8 maggio 2012
Ci è capitato recentemente di vedere un bel quadro, “La sera romagnola” dipinta da Ubaldo Oppi nel 1925, un nudo di donna con le mani alla nuca sullo sfondo di un paesaggio al tramonto che trasmette calma e sensualità. Ci sono venuti in mente i versi della poesia “La mia sera” di Giovanni Pascoli, scritta nel 1903: “Il giorno fu pieno di lampi; / ma ora verranno le stelle, / le tacite stelle. Nei campi / c’è un breve gre gre di ranelle. / Le tremule foglie dei pioppi / trascorre una gioia leggera. / Nel giorno, che lampi! Che scoppi! / Che pace, la sera! (…)”. E ci è venuta voglia di saperne di più sul pittore, che vide la luce a Bologna nel 1889, per morire a Vicenza nel 1942.
Ubaldo Oppi da Bologna si trasferì a Vicenza che era ancora un bambino: un bambino curioso, portato dal padre commerciante in viaggio per l’Europa, dove si riveleranno essenziali per la sua formazione il soggiorno a Vienna nel 1906, e quello in Europa orientale tra il 1908 e il 1909. A Vienna, frequenta lezioni di anatomia all’Università e segue all’Accademia i corsi di Klimt, la cui influenza sulla cultura dell’epoca è facilmente intuibile se solo andiamo in questo periodo a Venezia al Museo Correr per vedere la mostra dedicata a lui, a Hoffmann e alla Secessione viennese.

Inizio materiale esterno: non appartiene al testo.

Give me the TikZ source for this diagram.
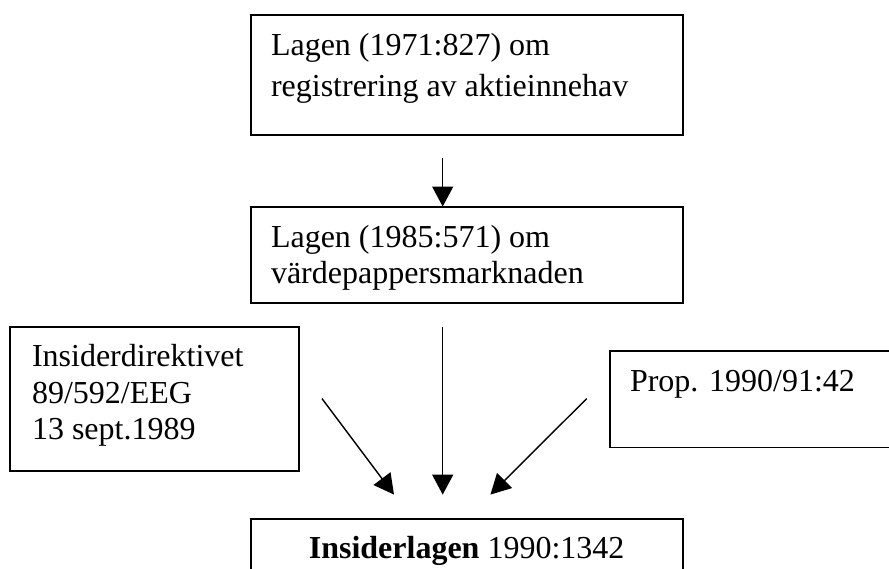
\documentclass[tikz,border=0pt]{standalone}
\usepackage{fontspec}
\setmainfont{Liberation Serif}
\usetikzlibrary{arrows.meta}
\begin{document}
\begin{tikzpicture}[x=1pt,y=-1pt,
  box/.style={draw=black,line width=1.8pt,fill=none,inner sep=0pt,outer sep=0pt,anchor=north west},
  txt/.style={inner sep=0pt,outer sep=0pt,anchor=base west,font=\fontsize{32}{36.8}\selectfont},
  arr/.style={line width=1.4pt,-{Triangle[length=20pt,width=21pt]}}]
  % page and clipping frame
  \fill[white] (0,0) rectangle (889,568);
  \useasboundingbox (0,0) rectangle (889,568);
  \clip (0,0) rectangle (889,568);

  % boxes
  \node[box,minimum width=432pt,minimum height=119.6pt] (b1) at (250.6,15.2) {};
  \node[box,minimum width=432pt,minimum height=96pt] (b2) at (250.6,207) {};
  \node[box,minimum width=288.6pt,minimum height=144.2pt] (dir) at (10.2,326.8) {};
  \node[box,minimum width=300pt,minimum height=96.8pt] (prop) at (610,350.7) {};
  \node[box,minimum width=432pt,minimum height=80pt] (law) at (250.6,518.8) {};

  % texts
  \node[txt] (t11) at (271,55) {Lagen (1971:827) om};
  \node[txt] (t12) at (271,96.7) {registrering av aktieinnehav};
  \node[txt] (t21) at (271,247) {Lagen (1985:571) om};
  \node[txt] (t22) at (271,283.3) {värdepappersmarknaden};
  \node[txt] (t31) at (32,366.7) {Insiderdirektivet};
  \node[txt] (t32) at (32,403) {89/592/EEG};
  \node[txt] (t33) at (32,439.3) {13 sept.1989};
  \node[txt] (t41) at (630,391) {Prop. 1990/91:42};
  \node[txt,anchor=base] (t51) at (466.6,558.5) {\textbf{Insiderlagen} 1990:1342};

  % connector end points
  \coordinate (s1) at (442.7,158);
  \coordinate (e1) at (442.7,206.5);
  \coordinate (sc) at (442.7,326.8);
  \coordinate (ec) at (442.7,494.6);
  \coordinate (sl) at (322,398.6);
  \coordinate (el) at (394,494.6);
  \coordinate (sr) at (586.7,398.6);
  \coordinate (er) at (490.4,494.6);

  % connectors
  \draw[arr] (s1) -- (e1);
  \draw[arr] (sc) -- (ec);
  \draw[arr] (sl) -- (el);
  \draw[arr] (sr) -- (er);
\end{tikzpicture}
\end{document}
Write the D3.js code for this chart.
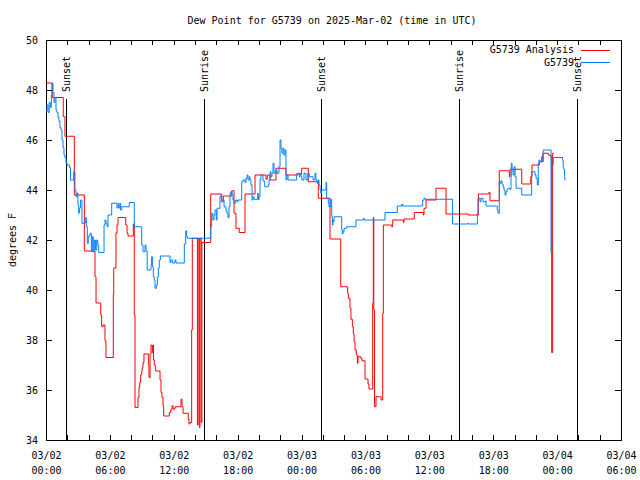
<!DOCTYPE html>
<html>
<head>
<meta charset="utf-8">
<script src="https://cdn.jsdelivr.net/npm/d3@7"></script>
<style>
  html, body { margin: 0; padding: 0; background: #fff; }
  svg { display: block; }
  text { font-family: "DejaVu Sans Mono", "Liberation Mono", monospace; font-size: 10px; fill: #000; }
</style>
</head>
<body>
<svg id="chart" width="640" height="480"></svg>
<script>
// ---- data (hours since 2025-03-02 00:00 UTC, degrees F) ----
const chartTitle = "Dew Point for G5739 on 2025-Mar-02 (time in UTC)";
const yLabel = "degrees F";
const seriesNames = ["G5739 Analysis", "G5739"];
const seriesColors = ["#ff0000", "#0080ff"];

const analysis = [
  [0,48.28],[0.59,47.7],[1.62,46.93],[1.78,46.15],[2.66,43.8],[3.6,41.56],[4.6,40.53],[4.7,39.48],
  [5.14,39.0],[5.23,38.53],[5.35,38.6],[5.54,37.97],[5.63,37.3],[6.32,39.8],[6.36,40.88],[6.57,42.28],
  [6.67,42.6],[6.76,42.9],[7.49,42.6],[7.61,42.28],[7.7,42.16],[8.2,42.64],[8.29,39.0],[8.36,35.3],
  [8.64,35.7],[8.73,36.1],[8.8,36.3],[8.89,36.6],[8.99,36.77],[9.04,36.9],[9.11,37.1],[9.2,37.44],
  [9.61,37.0],[9.67,36.5],[9.77,37.45],[9.86,37.8],[9.98,37.5],[10.05,37.8],[10.1,37.2],[10.17,37.0],
  [10.27,36.76],[10.71,36.4],[10.8,35.9],[10.89,35.7],[10.99,35.36],[11.05,34.96],[11.58,35.1],[11.71,35.2],
  [11.83,35.37],[11.93,35.24],[12.11,35.33],[12.68,35.63],[12.77,35.33],[12.87,35.07],[13.36,34.83],[13.43,34.64],
  [13.52,34.7],[13.68,38.4],[13.74,42.07],[14.22,34.6],[14.28,42.07],[14.4,34.5],[14.46,42.07],[14.58,34.7],
  [14.64,41.9],[15.47,43.84],[16.5,43.53],[16.65,43.76],[17.44,43.97],[17.66,43.07],[17.84,42.47],[18.15,42.3],
  [18.69,43.84],[19.63,44.6],[20.66,44.43],[20.78,44.6],[21.04,44.4],[21.6,44.87],[22.54,44.6],[23.48,44.64],
  [24.01,44.87],[24.63,44.33],[25.57,43.67],[26.67,42.04],[27.68,40.13],[28.33,39.87],[28.39,39.67],[28.55,39.27],
  [28.64,38.83],[28.77,38.53],[28.86,38.24],[28.93,37.93],[29.02,37.6],[29.14,37.4],[29.24,37.07],[29.3,37.33],
  [29.58,37.25],[29.68,37.17],[29.96,36.44],[30.24,36.24],[30.33,36.04],[30.68,39.47],[30.74,42.9],[30.78,39.2],
  [30.85,35.33],[30.99,35.73],[31.46,35.6],[31.62,39.07],[31.68,42.6],[32.47,42.53],[32.56,42.8],[33.56,42.7],
  [33.62,42.84],[34.59,43.1],[35.43,43.0],[35.5,43.27],[35.69,43.6],[36.63,44.07],[37.57,43.04],[39.66,43.0],
  [40.6,43.84],[41.6,43.9],[41.7,43.57],[42.57,44.77],[43.51,44.53],[43.58,44.83],[44.68,44.24],[45.52,44.53],
  [45.64,45.0],[46.33,45.13],[46.65,45.47],[47.17,45.4],[47.33,45.36],[47.49,37.5],[47.58,45.47],[47.68,45.47]
];

const observed = [
  [0,47.13],[0.1,47.4],[0.2,47.1],[0.3,47.5],[0.4,47.3],[0.5,47.8],[0.56,48.27],[0.66,47.9],[0.75,47.5],
  [0.85,47.7],[0.94,47.2],[1.03,47.1],[1.13,46.9],[1.22,46.75],[1.31,46.5],[1.41,46.4],[1.5,46.0],[1.6,45.7],
  [1.69,45.4],[1.78,45.3],[1.88,45.07],[2.0,45.0],[2.2,44.9],[2.3,44.4],[2.6,44.73],[2.72,44.0],[2.82,43.73],
  [2.91,43.88],[3.0,43.4],[3.07,43.07],[3.13,43.28],[3.25,43.6],[3.38,42.67],[3.69,42.9],[3.79,42.53],[3.88,41.87],
  [3.97,42.13],[4.07,42.2],[4.16,42.27],[4.26,41.53],[4.35,42.13],[4.44,41.53],[4.54,42.0],[4.64,41.6],[4.76,42.0],
  [4.86,41.8],[4.95,41.5],[5.45,42.6],[5.54,42.8],[5.63,42.67],[5.73,42.53],[5.82,43.0],[6.17,43.47],[6.67,43.28],
  [6.77,43.47],[6.85,43.28],[6.95,43.47],[7.01,43.2],[7.11,43.33],[7.82,43.5],[8.29,42.53],[8.99,41.8],[9.11,41.53],
  [9.3,41.8],[9.39,41.56],[9.5,40.8],[9.86,41.0],[9.92,41.33],[9.99,40.93],[10.08,40.53],[10.17,40.4],[10.24,40.07],
  [10.36,40.2],[10.46,40.53],[10.55,40.87],[10.64,41.2],[10.74,41.36],[11.65,41.1],[11.74,41.2],[11.9,41.08],
  [12.11,41.2],[12.21,41.08],[12.99,41.84],[13.12,42.36],[13.21,42.13],[13.3,42.07],[15.47,42.53],[15.56,43.07],
  [15.68,42.8],[15.78,43.0],[15.87,43.2],[15.99,42.8],[16.06,43.27],[16.34,43.76],[16.5,43.6],[16.72,43.33],
  [16.9,43.17],[17.0,43.07],[17.09,42.9],[17.19,43.33],[17.28,43.87],[17.37,43.93],[17.47,43.8],[17.56,43.6],
  [17.66,43.47],[17.82,43.6],[17.94,43.53],[18.03,43.6],[18.38,44.33],[18.5,44.4],[18.69,44.3],[18.78,44.47],
  [18.88,44.6],[18.97,44.4],[19.09,44.53],[19.16,44.4],[19.25,44.2],[19.35,43.6],[19.44,43.73],[19.53,43.63],
  [19.88,43.87],[19.94,43.6],[20.0,43.73],[20.1,44.43],[20.19,44.6],[20.38,44.36],[20.54,44.13],[20.88,44.2],
  [20.94,44.4],[21.04,44.73],[21.13,44.53],[21.22,44.67],[21.32,45.07],[21.41,44.67],[21.6,44.8],[21.69,44.67],
  [21.88,44.93],[21.98,46.0],[22.07,45.67],[22.16,45.47],[22.26,45.67],[22.35,45.4],[22.45,45.6],[22.54,44.4],
  [22.63,44.6],[22.73,44.4],[23.54,44.6],[23.67,44.67],[23.79,44.53],[23.85,44.67],[23.95,44.53],[24.04,44.4],
  [24.23,44.67],[24.42,44.4],[24.6,44.67],[24.73,44.53],[24.89,44.53],[25.08,44.4],[25.26,44.67],[25.35,44.4],
  [25.45,44.27],[25.54,44.4],[25.64,44.2],[25.73,44.0],[25.8,43.87],[25.89,44.0],[26.3,44.3],[26.36,43.67],
  [26.51,43.47],[26.58,43.33],[26.74,43.63],[26.83,42.93],[26.89,42.6],[26.95,42.8],[26.98,42.73],[27.05,42.93],
  [27.77,42.4],[27.83,42.24],[27.89,42.33],[27.99,42.47],[28.24,42.53],[29.11,42.8],[29.8,42.87],[29.87,42.8],
  [31.84,43.1],[32.99,43.36],[33.4,43.43],[33.5,43.36],[35.38,43.6],[35.5,43.67],[35.6,43.63],[38.18,42.64],
  [39.57,42.67],[39.63,42.64],[40.51,43.07],[40.57,43.63],[40.67,43.67],[40.76,43.53],[40.85,43.67],[41.04,43.53],
  [41.29,43.57],[41.32,43.36],[42.38,43.2],[42.45,43.07],[42.57,44.33],[42.64,44.27],[42.73,44.37],[42.83,44.24],
  [42.92,44.13],[43.01,44.0],[43.11,43.8],[43.2,43.93],[43.3,44.03],[43.39,44.07],[43.58,44.03],[43.67,44.53],
  [43.7,45.07],[43.77,44.8],[43.86,44.6],[43.96,44.93],[44.05,44.53],[44.15,44.07],[44.68,43.8],[45.61,44.73],
  [45.92,44.6],[46.02,44.47],[46.14,44.2],[46.23,45.07],[46.3,45.2],[46.39,45.13],[46.49,45.17],[46.55,45.33],
  [46.61,45.13],[46.7,45.6],[47.43,41.5],[47.49,45.0],[47.64,45.3],[48.52,45.17],[48.58,44.87],[48.64,44.83],
  [48.7,44.53],[48.73,44.4],[48.78,44.4]
];

const sunEvents = [
  { label: "Sunset",  hour: 1.85 },
  { label: "Sunrise", hour: 14.87 },
  { label: "Sunset",  hour: 25.85 },
  { label: "Sunrise", hour: 38.81 },
  { label: "Sunset",  hour: 49.89 }
];

const xTickHours = d3.range(0, 55, 2);
const xLabelHours = [0, 6, 12, 18, 24, 30, 36, 42, 48, 54];
const xLabelDates = ["03/02","03/02","03/02","03/02","03/03","03/03","03/03","03/03","03/04","03/04"];
const xLabelTimes = ["00:00","06:00","12:00","18:00","00:00","06:00","12:00","18:00","00:00","06:00"];
const yTicks = [34, 36, 38, 40, 42, 44, 46, 48, 50];

// ---- layout ----
const svg = d3.select("#chart");
const L = 46, R = 621, T = 40, B = 440;
const x = d3.scaleLinear().domain([0, 54]).range([L, R]);
const y = d3.scaleLinear().domain([34, 50]).range([B, T]);

svg.append("rect").attr("width", 640).attr("height", 480).attr("fill", "#fff");

function styleAxis(g) {
  g.selectAll("path.domain").attr("stroke", "#000").attr("stroke-width", 1).attr("shape-rendering", "crispEdges");
  g.selectAll(".tick line").attr("stroke", "#000").attr("shape-rendering", "crispEdges");
  g.attr("font-family", null).attr("font-size", null);
}

const gBottom = svg.append("g").attr("transform", `translate(0,${B})`)
  .call(d3.axisBottom(x).tickValues(xTickHours).tickSizeInner(-5).tickSizeOuter(0).tickFormat(""));
styleAxis(gBottom);
const gTop = svg.append("g").attr("transform", `translate(0,${T})`)
  .call(d3.axisTop(x).tickValues(xTickHours).tickSizeInner(-5).tickSizeOuter(0).tickFormat(""));
styleAxis(gTop);
const gLeft = svg.append("g").attr("transform", `translate(${L},0)`)
  .call(d3.axisLeft(y).tickValues(yTicks).tickSizeInner(-6).tickSizeOuter(0).tickPadding(8).tickFormat(d3.format("d")));
styleAxis(gLeft);
gLeft.selectAll(".tick text").attr("dy", "0.35em");
const gRight = svg.append("g").attr("transform", `translate(${R},0)`)
  .call(d3.axisRight(y).tickValues(yTicks).tickSizeInner(-6).tickSizeOuter(0).tickFormat(""));
styleAxis(gRight);

const gXLab = svg.append("g").attr("transform", `translate(0,${B})`)
  .call(d3.axisBottom(x).tickValues(xLabelHours).tickSize(0).tickPadding(0)
        .tickFormat((d, i) => xLabelDates[i]));
gXLab.select("path.domain").remove();
gXLab.attr("font-family", null).attr("font-size", null);
gXLab.selectAll(".tick text").each(function(d, i) {
  const t = d3.select(this);
  t.text(null).attr("dy", null).attr("y", 19);
  t.append("tspan").attr("x", 0).text(xLabelDates[i]);
  t.append("tspan").attr("x", 0).attr("dy", 15).text(xLabelTimes[i]);
});

const ev = svg.append("g");
sunEvents.forEach(e => {
  const px = Math.round(x(e.hour)) + 0.5;
  ev.append("line").attr("x1", px).attr("x2", px).attr("y1", 99).attr("y2", B)
    .attr("stroke", "#000").attr("stroke-width", 1);
  ev.append("text").attr("transform", `translate(${px + 3.5},92) rotate(-90)`)
    .attr("text-anchor", "start").text(e.label);
});

const line = d3.line().x(d => x(d[0])).y(d => y(d[1])).curve(d3.curveStepAfter);
svg.append("path").datum(analysis).attr("d", line)
  .attr("fill", "none").attr("stroke", seriesColors[0]).attr("stroke-width", 1);
svg.append("path").datum(observed).attr("d", line)
  .attr("fill", "none").attr("stroke", seriesColors[1]).attr("stroke-width", 1);

const leg = svg.append("g");
[0, 1].forEach(i => {
  const ly = 49.5 + i * 12.5;
  leg.append("text").attr("x", 574).attr("y", ly).attr("dy", "0.35em")
    .attr("text-anchor", "end").text(seriesNames[i]);
  leg.append("line").attr("x1", 581).attr("x2", 610).attr("y1", Math.round(ly) + 0.5).attr("y2", Math.round(ly) + 0.5)
    .attr("stroke", seriesColors[i]).attr("stroke-width", 1);
});

svg.append("text").attr("x", 332).attr("y", 20).attr("dy", "0.35em")
  .attr("text-anchor", "middle").text(chartTitle);
svg.append("text").attr("transform", "translate(12,240) rotate(-90)").attr("dy", "0.35em")
  .attr("text-anchor", "middle").text(yLabel);
</script>
</body>
</html>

Nel 1910 Oppi esordisce come pittore proprio a Venezia, dove va a stabilirsi, con una mostra a Ca’ Pesaro. L’anno successivo – abbandonata definitivamente ogni attività commerciale – si trasferisce a Parigi, dove diviene amico di Severini e Modigliani, studia al Louvre la pittura italiana quattrocentesca e vede le opere del “periodo blu” di Picasso. Poi, la prima guerra mondiale lo vede sul fronte come ufficiale degli alpini. Oppi vive la drammatica esperienza del prigioniero, dalla quale nasce una serie di acquerelli e disegni che hanno come protagonisti figure affilate e attonite. Alla fine della guerra torna a Parigi e vi rimane fino al 1921, l’anno in cui espone al Salon des Indépendants e in cui la sua pittura imbocca decisamente la strada del “neoclassico” sostituendo calme e serene visioni alle forme allucinate e gracili del periodo precedente. Al ritorno in Italia, si stabilisce a Milano e nel 1922 fonda il “gruppo del Novecento” insieme a Sironi, Marussig, Soffici e Guidi. Per tutti gli anni Venti continua a lavorare al programma classicista che recupera la tradizione pittorica italiana del Quattro e Cinquecento, con alcuni notevoli ritratti femminili. L’appartenenza alla corrente classicista non gli impedisce nel 1924 di esporre in autonomia con una sala personale alla Biennale di Venezia, in occasione della quale presenta ben 25 dipinti. Nel 1926 partecipa alla prima mostra del gruppo Novecento alla Permanente di Milano con tre dipinti tra i quali “La sera romagnola”.
Verso la metà degli anni Venti avviene nella vita e nel lavoro di Oppi una svolta mistica che accentua sempre più il distacco dal gruppo del Novecento e troverà un riscontro profondo nelle opere di tema sacro e religioso che lo impegneranno fino agli ultimi anni di attività. Nel 1928 partecipa alla Secessione di Monaco ed è presente alla Biennale di Venezia con un solo quadro, il “Ritratto della signora Alma Giovi Leone”. Nel 1930 gli viene consacrata una personale del suo periodo pre-novecentista presso la Galleria del Milione. Dalla fine del decennio si dedica anche alla decorazione murale. Nel 1932, dopo l’ultima Biennale, si ritira definitivamente a Vicenza per vivere in un isolamento meditativo gli ultimi anni della sua vita, lontano dai furori dell’arte e dalle polemiche che sempre accompagnano il lavoro dell’artista.